I wouldn't quite say I was begging.. it was more along the lines of "I'd like to see your reply". :fu: :)

sicarius
08-06-2002, 10:42 AM
My favorite part about XML is the number of languages that have bindings for it. C, Java, Perl, etc. Not only is it platform independent, but by using a simple library I can access the same information in almost any language and still get the same info, even if I decide to treat that data differently.
I use XML quite a bit when I need a program that uses config files for the simple reason that it takes up a whole lot less time to do that then make my own specialized language and parser each time. I'm not insinuating that XML is the only solution in that case, but it is a very handy one.

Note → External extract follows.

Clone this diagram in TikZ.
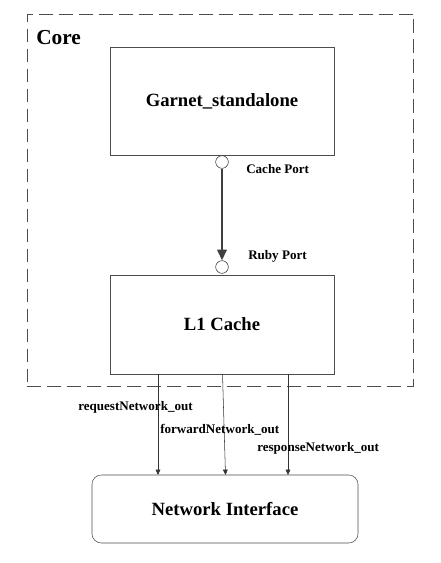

XML like any other language is prone to bad programming and style. So by saying that XML is bloated and redundant you are only right on a document by document basis. Also, if you (jemfinch) are so worried about the cpu time that it takes to parse the file, why are you writting code in an interpreted language instead of C? Most libraries that bind language foo to XML are going to have the data in a balanced tree any how, so accessing the data after it has been parsed is pretty fast.